I do not anticipate anything good happening with him and his cronies in charge.
If enough tea party senate candidates get elected, he wont be.
Jim DeMint for Senate majority leader
I don't want to see DeMint on my pillow.
Don't reach so far, man, you'll pull a muscle.
For the first year, GOP needs to pass (within reason) any budget Obama wants, but with a health care bill reversal attached.
Nothing should pass without overturning the health care bill. Nothing.
Nope. The GOP needs to pass a budget that Obama hates, with the health care reversal attached.
Let him veto it, and deal with the political fallout from the fact that HE shut down the government, not the Rs.
Hey, we belive in limited gov't - limited to having jurisdiction over your bloodstream and money.
As the 1995-1996 government shutdowns showed, failures can cause enormous political turmoil.
Not any actual ill effects on people outside the beltway, mind you, but LOTS of political turmoil.
'Will Success Spoil The GOP?'
That's like worrying if a pile of maggoty meat will spoil. It's too late.
I'm suing!
The aftermath of the 1995-1996 budget shutdown was... less spending and closer to balanced budget. Remind us why that's a bad thing?
The GOP behaving like it did then would be the opposite of success spoiling them.
Yeah. It resulted in a surplus by 1999. That doesn't sound too bad to me.
We havent run a surplus since the early 50s. We had a projected surplus in the late Clinton era, we never actually had one.
This. There was no year in the 1990s or 2000s in which the total US debt decreased.
I don't care if the GOP smells like a dead beached whale after the election, so long as they manage to institute some serious gridlock in DC.
They aren't spoiled already?
yes, they have not been sufficiently spanked. Unfortunately, the Democrats seriously need to get spanked EVEN HARDER.
yes, they have not been sufficiently spanked.

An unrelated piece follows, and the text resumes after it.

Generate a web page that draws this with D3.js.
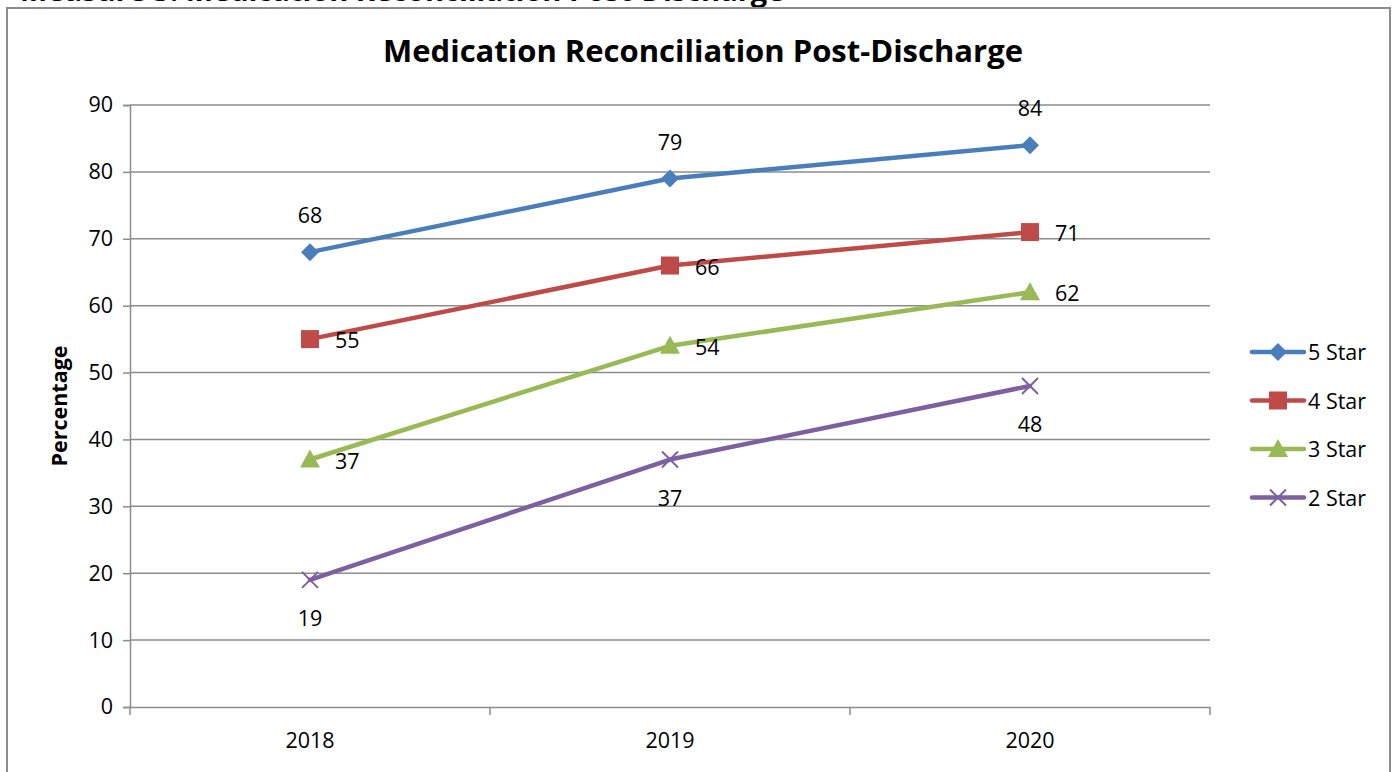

Unfortunately, the Democrats seriously need to get spanked EVEN HARDER.
you can say that again!
In the past, a party would enter power ready to try to do some good but then get sidetracked and corrupted and the other party - having just finished cleaning house - enters ready to try to do some good.
When the Dems regained power in 2006, it wasn't because they earned it but because the GOP was so awful that they entered without the cleanup. If the GOP enters in 2010 it will be the same thing.
The Republicans don't deserve to win right now, just as the Democrats didn't deserve to win in 2006. But the Democrats do deserve to lose, just as the Republicans deserved to lose in 2006.
If there was only some way for one side to lose without the other side winning ...
Did you see "High School Musical 3"? There's this hall, this corridor that's on a pivot, turning like a cement truck's barrel. Inside is an American voter who first smashes himself against the Democrat Wall (when Bush is in office) -- kicking out all the Republicans and making both the Senate and the House pretty much Democrat.
It's now 2010 and The Hall turns again. The voter is miffed at who's in office and he smashes himself against the opposite wall -- this time kicking out all the Democrats and making both the Senate and the House pretty much Republican.
Makes you want to scream, doesn't it?
Anyway, this goes on, election year after election year ... until the voter "wakes up" on stage, sees the light sitting in the dark, and says to himself, "But of course! I should've voted Libertarian from the beginning! No more tumbling corridors for me, thank you!"